I became aware of this statement from Rev. Dr. Martin Luther King, Jr. a number of years ago when I first became involved with the Kairos Center and the Poverty Initiative
at Union Theological Seminary. It was a kind of founding statement for a lot of the work and teaching that was taking place there and then (and now) as they ask questions like: what does it mean to build a movement organized and led by the poor as a new and unsettling force in this country in order to address the complacency and injustices we face today?
There are at least two key components underlying this idea of “a new and unsettling force.”
The first being that God is and has always been on the side of the poor and oppressed - that you cannot understand the work of God in this world or the story of the Bible apart from God’s struggle to bring an end to systems that create the conditions for poverty, violence, and detachment from God and one another.
For instance, in Leonardo Boff’s book “Jesus Christ the Liberator,” he writes that just in the Gospels alone the poor are mentioned 122 and 90 of those times are from Jesus’ own lips. As I mentioned in the newsletter titled, “Jesus Against Empire
,” Jesus himself frames his entire mission in relationship to the poor and oppressed when he said he will:
- bring good news to the poor [but what about the rich, Jesus?!]
- Proclaim recovery of site to the blind [that sounds awfully close to healthcare, Jesus]
- let the oppressed go free [but don’t all lives matter?!]
- proclaim the year of Jubilee [what all debts are cancelled…but they are just lazy and deserve to pay!]
Jesus follows up these statements by actually doing them throughout the rest of the Gospel accounts.
An important second part of the new and unsettling force is that it is the poor, the disinherited, and the dispossessed who are able to read and understand the Biblical accounts in a way that the rich and powerful will always fail to do - as that great theological rock group Arcade Fire sings
You never trust a millionaire
Quoting the Sermon on the Mount
The poor and marginalized are people who live under the injustices of our systems and are therefore the ones who know best how to fix the problems. It will take the poor and those in solidarity with them to finally bring about an alternative community and system because they have the most experience in how the current system works and wins (by keeping some wealthy and the rest constantly grasping for more).
The Freedom Church of the Poor is the spiritual home of this new and unsettling force.
It starts from the bottom. It starts at the back of the bus, at the end of the line, it looks for the one lost sheep, knowing that is not only what God has taught us to do but where we will find God already at work.

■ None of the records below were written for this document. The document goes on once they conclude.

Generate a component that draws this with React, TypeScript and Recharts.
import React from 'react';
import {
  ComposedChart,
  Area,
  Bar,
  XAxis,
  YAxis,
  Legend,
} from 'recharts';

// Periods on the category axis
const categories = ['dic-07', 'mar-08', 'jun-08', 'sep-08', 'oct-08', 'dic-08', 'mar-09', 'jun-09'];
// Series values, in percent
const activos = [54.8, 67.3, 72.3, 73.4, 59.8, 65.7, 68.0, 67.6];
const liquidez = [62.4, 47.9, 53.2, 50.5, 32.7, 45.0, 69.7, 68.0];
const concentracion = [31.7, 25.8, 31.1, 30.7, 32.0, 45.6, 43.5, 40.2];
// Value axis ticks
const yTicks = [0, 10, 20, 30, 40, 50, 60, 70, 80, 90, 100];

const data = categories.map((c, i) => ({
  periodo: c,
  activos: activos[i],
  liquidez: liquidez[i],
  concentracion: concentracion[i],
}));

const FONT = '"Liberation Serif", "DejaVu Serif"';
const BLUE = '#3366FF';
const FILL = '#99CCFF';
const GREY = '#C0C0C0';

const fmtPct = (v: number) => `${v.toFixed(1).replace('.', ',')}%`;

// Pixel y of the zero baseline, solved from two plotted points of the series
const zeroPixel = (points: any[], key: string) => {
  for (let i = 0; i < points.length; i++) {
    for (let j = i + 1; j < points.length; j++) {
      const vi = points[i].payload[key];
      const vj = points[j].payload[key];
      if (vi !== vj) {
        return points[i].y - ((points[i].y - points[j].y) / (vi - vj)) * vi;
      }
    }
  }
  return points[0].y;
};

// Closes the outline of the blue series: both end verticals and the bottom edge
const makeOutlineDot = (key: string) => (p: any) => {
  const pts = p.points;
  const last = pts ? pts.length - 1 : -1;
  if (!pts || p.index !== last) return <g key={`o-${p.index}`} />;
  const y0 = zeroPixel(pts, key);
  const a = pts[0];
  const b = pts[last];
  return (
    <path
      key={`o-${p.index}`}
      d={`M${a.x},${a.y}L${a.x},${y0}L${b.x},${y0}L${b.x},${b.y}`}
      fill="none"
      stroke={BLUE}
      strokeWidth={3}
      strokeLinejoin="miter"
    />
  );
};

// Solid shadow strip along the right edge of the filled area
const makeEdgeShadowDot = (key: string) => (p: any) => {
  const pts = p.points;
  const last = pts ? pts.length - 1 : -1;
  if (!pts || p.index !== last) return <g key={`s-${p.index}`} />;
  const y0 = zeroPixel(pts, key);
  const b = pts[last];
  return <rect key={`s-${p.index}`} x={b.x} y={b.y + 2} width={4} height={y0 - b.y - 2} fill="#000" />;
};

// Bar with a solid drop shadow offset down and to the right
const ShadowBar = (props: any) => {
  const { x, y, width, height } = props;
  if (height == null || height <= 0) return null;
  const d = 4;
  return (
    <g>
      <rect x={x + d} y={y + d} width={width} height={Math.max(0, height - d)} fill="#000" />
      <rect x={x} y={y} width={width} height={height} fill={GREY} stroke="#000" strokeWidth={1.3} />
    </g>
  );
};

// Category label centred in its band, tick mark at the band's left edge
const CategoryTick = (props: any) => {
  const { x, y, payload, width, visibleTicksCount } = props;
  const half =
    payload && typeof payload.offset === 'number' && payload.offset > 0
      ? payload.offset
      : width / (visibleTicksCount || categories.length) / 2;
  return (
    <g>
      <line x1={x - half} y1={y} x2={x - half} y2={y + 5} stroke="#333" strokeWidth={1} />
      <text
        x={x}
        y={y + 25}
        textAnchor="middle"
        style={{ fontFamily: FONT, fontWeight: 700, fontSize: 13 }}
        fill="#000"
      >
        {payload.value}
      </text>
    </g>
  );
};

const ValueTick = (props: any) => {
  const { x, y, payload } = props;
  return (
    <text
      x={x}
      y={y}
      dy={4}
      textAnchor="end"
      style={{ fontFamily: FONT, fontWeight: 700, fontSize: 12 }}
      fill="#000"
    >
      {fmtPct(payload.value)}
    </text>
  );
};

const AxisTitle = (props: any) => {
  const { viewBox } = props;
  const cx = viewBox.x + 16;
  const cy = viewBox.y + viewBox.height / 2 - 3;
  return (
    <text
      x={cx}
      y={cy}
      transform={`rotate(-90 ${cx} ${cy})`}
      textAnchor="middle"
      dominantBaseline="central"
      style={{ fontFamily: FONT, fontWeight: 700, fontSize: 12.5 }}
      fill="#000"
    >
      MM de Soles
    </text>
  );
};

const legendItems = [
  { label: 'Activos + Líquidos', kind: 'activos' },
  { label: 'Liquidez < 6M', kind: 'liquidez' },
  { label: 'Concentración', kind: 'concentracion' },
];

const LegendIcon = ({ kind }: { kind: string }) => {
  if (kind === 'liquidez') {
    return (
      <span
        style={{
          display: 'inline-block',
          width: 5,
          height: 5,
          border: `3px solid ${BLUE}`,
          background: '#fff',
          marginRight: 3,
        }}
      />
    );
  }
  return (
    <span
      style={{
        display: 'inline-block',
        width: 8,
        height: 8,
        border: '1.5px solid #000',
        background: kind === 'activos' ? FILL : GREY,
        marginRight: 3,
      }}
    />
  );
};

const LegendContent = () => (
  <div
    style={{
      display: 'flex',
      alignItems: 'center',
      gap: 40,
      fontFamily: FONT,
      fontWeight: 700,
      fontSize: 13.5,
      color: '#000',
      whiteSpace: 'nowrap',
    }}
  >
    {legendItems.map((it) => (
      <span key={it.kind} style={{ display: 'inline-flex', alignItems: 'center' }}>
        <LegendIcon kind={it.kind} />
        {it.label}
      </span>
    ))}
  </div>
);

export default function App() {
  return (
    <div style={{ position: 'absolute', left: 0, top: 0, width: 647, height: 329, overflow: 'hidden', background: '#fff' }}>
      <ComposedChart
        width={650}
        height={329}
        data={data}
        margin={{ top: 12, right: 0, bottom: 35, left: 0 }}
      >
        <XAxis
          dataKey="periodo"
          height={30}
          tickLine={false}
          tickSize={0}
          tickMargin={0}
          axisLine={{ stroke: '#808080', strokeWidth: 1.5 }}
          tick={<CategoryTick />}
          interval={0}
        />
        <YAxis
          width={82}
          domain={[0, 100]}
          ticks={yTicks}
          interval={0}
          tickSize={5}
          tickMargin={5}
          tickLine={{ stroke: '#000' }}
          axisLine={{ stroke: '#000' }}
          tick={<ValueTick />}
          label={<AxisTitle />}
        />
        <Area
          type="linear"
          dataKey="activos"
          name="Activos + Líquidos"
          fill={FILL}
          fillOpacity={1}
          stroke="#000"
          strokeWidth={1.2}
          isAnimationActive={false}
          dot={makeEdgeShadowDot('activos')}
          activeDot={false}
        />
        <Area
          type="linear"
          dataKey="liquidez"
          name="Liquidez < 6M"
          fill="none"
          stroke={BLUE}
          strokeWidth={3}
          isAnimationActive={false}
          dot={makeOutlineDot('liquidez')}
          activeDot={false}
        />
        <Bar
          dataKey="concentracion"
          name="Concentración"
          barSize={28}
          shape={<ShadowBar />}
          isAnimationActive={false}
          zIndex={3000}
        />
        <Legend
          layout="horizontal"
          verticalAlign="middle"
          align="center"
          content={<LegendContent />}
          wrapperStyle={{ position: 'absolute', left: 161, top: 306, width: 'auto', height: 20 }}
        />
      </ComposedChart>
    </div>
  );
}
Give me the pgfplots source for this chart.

What does it look like to create a church that starts in a place of the poor and disposed, addressing those needs, following that leadership, and then working from that place? Rather than the place of power and wealth which always seeks to sustain institutions and the status quo, the Freedom Church of the Poor is not afraid to address current issues political, economic, religious, from a theological framing that elevates and prioritizes the poor.